Mr. Borland, please expound on your reasons for the dash-5 items and why you prefer them. Always looking to improve my playbook.
Sure. Keep in mind, though, that my 686s are my IDPA guns, so these personal preferences (and they're just that) are guided by that. IOW, folks, let's not turn this into a "new vs old S&W".
pre-lock: I'm no Lock-hater, but I'm no fan, either. My 1° 686 (a -6) has The Lock. That's Life. And IDPA rules prohibit it's removal. That's Life, too. Yet, it (the gun) has performed flawlessly. Nonetheless, it's a mechanical part for which I have no use, so all else being being equal, I'd opt for the simpler design of the -5.
frame-mounted firing pin: For one thing, I convert my match guns to DAO, with as light a hammer as possible
*, and hammers with the FP attached can't be made as light as those without. Randy Lee, for example, known for his incredible tuning of DA revolvers, makes a terrific DAO replacement hammer, but only for guns with frame-mounted pins.
Also, if either FPs break, a frame-mounted pin (or spring) is
much easier to replace. In fact, if you carry a spare (and a screwdriver), you can do the swap in the field in a few minutes. Not only can you
not field-replace the hammer-mounted FP, it's generally enough of a PITA that most will have a gunsmith do the work.
Finally, aftermarket frame-mounted FPs are available which are slightly longer, and claim (don't have the data myself) to improve reliability of match guns that have been tuned close to their lower limit. I'm not aware of any aftermarket hammer-mounted pins for über-tuned guns.

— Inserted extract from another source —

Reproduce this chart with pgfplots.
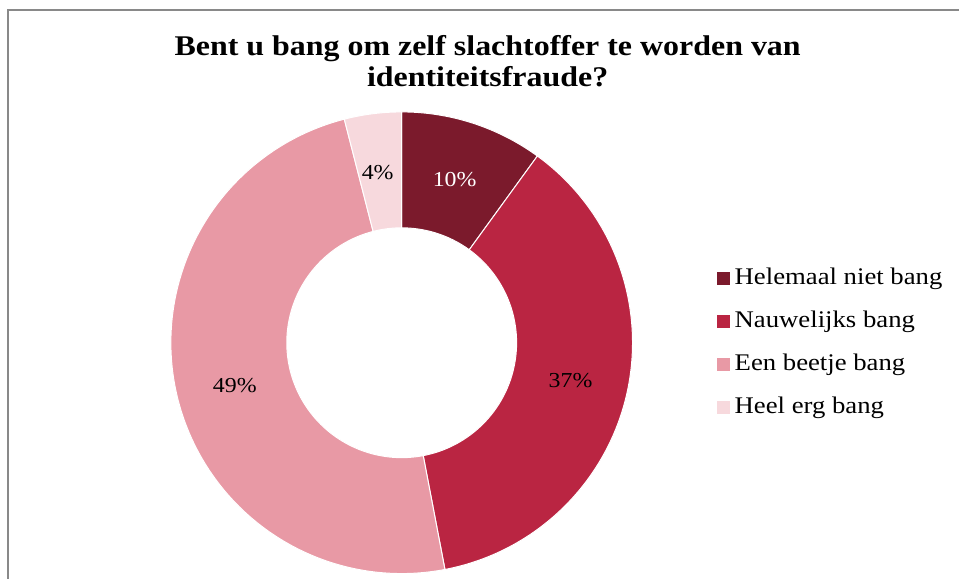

pinned front sight: The front sight on earlier versions (up to, and including -3s, AFAIK) is integral to the barrel, so replacing it involves some machining by a gunsmith. I feel there are better front sight options that the stock red ramp, and a pinned front sight makes the swap much easier, even if a gunsmith does it.
new style cylinder latch: I just like them better than the old style. Better ergonomics, and less interference with a speedloader, IME. Truth be told, in 2 cases, I've replaced even the new style latches with aftermarket latches from SDM, which are visually indistinguishable, but are much grippier.
You could also have it converted to use moon clips, if that's something that interests you.
Yeah, you could, but be aware of 2 things before making that leap:
1. Moons work best with short, fat auto rounds, such as .45acp & .40S&W. Loading relatively long and skinny revolver rounds from a moonclip can be like pushing spaghetti. Also, moons for revolver rounds are thinner, exacerbating the spaghetti effect, and are more easily bent.
2. If you ever get the itch to compete in a local IDPA match, conversion of the cylinder will take you out of the natural home of the 686 (SSR) and into ESR, even if you don't use moonclips. Most local matches probably won't even know the difference, and even if they did, they'd likely let you still shoot SSR if you use speedloaders. Even so, I've never found enough advantage to the conversion to do it. If I wanted a moonclipped .357, I get a 627 for the 8-shot capacity, and shoot gamer .38 Short Colts from it.
(so IDPA-illegal, I wouldn't know where to start explaining why
)
* and pre-lock hammers on IDPA guns can be made even lighter since they don't have to retain the locking flag.